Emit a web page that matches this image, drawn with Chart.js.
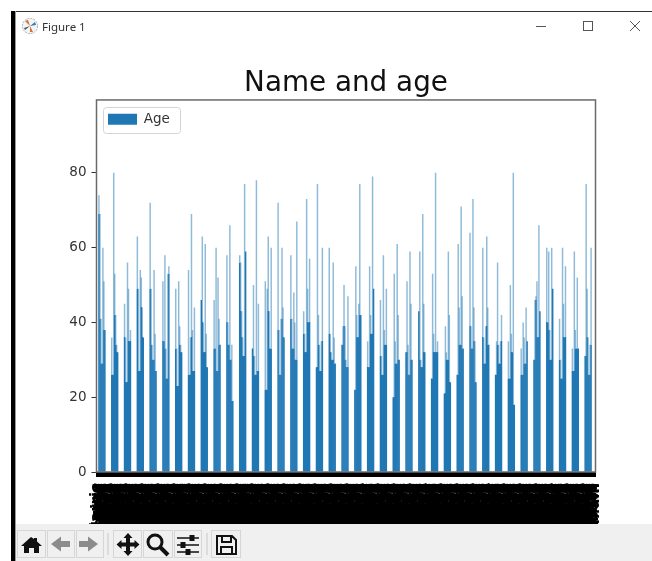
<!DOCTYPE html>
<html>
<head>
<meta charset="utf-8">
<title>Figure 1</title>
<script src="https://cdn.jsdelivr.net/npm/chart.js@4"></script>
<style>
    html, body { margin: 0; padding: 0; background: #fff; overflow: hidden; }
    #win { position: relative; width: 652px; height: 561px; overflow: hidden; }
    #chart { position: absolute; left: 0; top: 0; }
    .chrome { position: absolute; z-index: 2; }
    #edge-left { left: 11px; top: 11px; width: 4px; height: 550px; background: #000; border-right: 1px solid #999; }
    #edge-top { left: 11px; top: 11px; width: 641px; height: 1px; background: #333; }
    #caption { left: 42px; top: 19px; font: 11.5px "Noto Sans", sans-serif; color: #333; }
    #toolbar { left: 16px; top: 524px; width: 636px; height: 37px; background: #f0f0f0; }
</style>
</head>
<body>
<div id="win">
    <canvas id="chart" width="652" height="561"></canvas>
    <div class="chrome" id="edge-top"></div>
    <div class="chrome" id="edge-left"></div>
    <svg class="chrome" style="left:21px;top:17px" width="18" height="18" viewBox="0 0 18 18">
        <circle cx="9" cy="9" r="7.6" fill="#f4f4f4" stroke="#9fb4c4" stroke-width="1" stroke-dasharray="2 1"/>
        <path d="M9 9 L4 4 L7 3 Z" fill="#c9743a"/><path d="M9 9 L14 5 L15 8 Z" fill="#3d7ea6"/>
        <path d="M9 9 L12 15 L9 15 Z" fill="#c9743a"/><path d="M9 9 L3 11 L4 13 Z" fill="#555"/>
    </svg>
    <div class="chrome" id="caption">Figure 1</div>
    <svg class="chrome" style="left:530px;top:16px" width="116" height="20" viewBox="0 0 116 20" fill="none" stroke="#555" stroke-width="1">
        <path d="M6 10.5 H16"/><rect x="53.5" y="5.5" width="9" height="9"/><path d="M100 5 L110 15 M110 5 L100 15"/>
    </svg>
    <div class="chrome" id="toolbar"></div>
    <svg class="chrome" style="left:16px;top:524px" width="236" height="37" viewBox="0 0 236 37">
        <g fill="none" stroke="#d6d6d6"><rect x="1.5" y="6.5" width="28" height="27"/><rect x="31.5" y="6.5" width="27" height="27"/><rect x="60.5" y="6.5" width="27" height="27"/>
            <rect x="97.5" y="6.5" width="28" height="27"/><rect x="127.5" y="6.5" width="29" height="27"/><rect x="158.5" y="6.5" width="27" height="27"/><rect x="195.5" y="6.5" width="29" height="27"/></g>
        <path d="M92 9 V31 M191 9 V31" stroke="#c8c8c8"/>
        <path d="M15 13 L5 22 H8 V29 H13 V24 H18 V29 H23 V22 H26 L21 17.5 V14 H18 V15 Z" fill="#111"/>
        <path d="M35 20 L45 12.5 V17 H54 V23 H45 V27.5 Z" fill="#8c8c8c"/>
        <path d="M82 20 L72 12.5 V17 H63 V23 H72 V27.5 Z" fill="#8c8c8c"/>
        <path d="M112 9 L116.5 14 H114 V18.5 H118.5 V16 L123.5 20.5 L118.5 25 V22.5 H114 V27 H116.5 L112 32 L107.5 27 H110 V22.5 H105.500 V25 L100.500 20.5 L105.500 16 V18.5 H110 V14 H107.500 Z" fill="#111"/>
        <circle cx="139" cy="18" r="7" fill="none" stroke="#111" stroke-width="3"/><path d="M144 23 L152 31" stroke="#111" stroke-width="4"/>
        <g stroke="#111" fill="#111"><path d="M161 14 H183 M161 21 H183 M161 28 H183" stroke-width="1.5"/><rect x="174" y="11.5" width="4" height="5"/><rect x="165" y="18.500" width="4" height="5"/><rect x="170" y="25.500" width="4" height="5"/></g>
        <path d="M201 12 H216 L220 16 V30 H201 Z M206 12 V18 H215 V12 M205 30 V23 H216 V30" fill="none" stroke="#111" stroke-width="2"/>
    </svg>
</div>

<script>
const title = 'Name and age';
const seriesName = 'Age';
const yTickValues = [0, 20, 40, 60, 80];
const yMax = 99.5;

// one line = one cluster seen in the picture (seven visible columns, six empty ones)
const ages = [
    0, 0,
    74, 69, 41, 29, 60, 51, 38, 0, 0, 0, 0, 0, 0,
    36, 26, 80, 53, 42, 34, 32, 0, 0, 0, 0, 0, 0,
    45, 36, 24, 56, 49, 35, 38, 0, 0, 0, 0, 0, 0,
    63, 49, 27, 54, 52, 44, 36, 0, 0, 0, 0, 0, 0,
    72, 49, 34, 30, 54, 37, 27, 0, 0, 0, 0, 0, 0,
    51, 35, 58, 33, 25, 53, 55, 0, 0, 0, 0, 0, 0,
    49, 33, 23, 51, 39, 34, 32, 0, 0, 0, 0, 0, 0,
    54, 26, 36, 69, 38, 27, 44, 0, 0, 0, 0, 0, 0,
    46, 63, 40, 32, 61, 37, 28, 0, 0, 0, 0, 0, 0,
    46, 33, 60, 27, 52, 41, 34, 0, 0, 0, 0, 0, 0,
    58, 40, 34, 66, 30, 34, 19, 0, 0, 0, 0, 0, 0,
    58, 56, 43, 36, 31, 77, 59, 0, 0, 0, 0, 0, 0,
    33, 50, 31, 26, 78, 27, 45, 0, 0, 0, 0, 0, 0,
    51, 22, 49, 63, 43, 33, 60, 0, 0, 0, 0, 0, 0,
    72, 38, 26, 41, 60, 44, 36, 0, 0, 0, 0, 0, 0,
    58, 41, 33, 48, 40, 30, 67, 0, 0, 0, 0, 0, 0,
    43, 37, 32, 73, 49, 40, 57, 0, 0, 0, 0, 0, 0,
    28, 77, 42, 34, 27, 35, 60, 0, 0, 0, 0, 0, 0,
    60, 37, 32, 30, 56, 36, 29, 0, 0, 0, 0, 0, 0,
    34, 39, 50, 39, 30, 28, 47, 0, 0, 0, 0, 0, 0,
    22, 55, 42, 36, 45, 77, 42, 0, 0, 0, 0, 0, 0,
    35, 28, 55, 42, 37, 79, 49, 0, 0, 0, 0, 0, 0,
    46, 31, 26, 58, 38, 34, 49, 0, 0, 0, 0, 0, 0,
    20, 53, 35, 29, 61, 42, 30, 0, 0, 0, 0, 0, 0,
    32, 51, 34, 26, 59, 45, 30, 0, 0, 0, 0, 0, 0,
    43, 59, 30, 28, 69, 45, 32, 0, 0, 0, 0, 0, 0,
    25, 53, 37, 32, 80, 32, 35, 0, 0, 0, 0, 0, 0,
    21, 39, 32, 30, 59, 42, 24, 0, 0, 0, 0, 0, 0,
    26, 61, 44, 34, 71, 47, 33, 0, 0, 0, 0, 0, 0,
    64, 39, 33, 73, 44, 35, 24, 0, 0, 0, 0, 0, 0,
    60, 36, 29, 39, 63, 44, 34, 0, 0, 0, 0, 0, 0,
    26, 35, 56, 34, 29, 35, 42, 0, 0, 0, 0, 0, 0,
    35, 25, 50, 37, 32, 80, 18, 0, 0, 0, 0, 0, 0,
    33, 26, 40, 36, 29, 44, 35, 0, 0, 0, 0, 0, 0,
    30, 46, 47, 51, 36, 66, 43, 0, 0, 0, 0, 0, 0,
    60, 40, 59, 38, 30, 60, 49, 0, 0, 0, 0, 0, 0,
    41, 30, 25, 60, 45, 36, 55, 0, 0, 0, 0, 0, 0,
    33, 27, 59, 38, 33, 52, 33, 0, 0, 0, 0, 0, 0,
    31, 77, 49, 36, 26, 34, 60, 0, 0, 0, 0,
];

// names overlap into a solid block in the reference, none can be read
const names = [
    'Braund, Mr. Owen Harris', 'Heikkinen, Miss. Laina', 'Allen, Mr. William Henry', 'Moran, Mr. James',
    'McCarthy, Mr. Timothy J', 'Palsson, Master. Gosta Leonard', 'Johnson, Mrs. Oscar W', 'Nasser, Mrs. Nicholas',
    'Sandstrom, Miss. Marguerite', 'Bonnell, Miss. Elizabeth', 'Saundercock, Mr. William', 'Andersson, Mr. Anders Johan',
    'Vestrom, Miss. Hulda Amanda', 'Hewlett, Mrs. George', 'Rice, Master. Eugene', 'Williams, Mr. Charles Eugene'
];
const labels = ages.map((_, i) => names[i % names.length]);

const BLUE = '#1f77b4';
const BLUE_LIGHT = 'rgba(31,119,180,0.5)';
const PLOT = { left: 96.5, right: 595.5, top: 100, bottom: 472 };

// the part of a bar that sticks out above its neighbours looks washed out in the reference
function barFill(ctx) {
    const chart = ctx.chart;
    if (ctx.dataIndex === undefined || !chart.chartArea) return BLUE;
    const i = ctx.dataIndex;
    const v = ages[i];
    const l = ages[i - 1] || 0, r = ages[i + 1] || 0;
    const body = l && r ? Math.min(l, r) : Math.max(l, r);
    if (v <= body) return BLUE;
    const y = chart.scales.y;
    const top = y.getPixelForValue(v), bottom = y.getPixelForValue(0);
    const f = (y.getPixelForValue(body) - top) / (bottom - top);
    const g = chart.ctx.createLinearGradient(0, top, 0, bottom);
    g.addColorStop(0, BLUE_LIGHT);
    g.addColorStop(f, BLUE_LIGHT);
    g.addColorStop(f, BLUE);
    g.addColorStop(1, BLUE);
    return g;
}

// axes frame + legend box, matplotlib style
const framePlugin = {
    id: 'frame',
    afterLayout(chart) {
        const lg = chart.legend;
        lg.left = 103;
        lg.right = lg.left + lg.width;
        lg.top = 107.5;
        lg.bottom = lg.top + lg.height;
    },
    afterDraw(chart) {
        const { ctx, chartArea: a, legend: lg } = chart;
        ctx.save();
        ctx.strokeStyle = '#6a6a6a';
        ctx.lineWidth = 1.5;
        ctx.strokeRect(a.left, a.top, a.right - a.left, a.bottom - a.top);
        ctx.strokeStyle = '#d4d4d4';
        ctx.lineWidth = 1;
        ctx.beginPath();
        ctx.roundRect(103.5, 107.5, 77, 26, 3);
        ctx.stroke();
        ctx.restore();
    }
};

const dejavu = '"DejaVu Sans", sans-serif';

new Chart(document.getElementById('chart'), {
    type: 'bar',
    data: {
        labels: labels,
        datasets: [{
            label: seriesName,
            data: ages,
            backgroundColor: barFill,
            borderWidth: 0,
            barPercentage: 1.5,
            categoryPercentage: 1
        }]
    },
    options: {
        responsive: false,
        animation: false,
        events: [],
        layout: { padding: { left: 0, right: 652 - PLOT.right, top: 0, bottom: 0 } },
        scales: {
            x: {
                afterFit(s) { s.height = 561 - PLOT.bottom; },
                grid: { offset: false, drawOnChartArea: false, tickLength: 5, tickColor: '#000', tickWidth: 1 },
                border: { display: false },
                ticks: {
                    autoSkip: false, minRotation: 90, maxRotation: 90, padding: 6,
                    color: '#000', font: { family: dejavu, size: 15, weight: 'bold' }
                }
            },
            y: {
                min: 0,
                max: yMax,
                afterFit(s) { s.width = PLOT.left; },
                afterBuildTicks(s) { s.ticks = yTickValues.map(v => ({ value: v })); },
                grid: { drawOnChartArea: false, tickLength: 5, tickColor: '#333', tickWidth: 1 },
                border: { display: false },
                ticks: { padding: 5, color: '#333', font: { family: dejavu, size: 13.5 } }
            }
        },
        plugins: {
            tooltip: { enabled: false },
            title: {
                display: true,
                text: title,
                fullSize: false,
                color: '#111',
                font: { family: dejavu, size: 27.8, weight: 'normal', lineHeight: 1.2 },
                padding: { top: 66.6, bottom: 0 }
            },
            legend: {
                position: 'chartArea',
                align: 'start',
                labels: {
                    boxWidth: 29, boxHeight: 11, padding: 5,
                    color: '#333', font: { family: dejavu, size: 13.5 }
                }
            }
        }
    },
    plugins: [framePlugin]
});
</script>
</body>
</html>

= = = =

# OBJECTIVE
Pull every line containing "that" from the material above.

# THE REPLY
Emit a web page that matches this image, drawn with Chart.js.
// the part of a bar that sticks out above its neighbours looks washed out in the reference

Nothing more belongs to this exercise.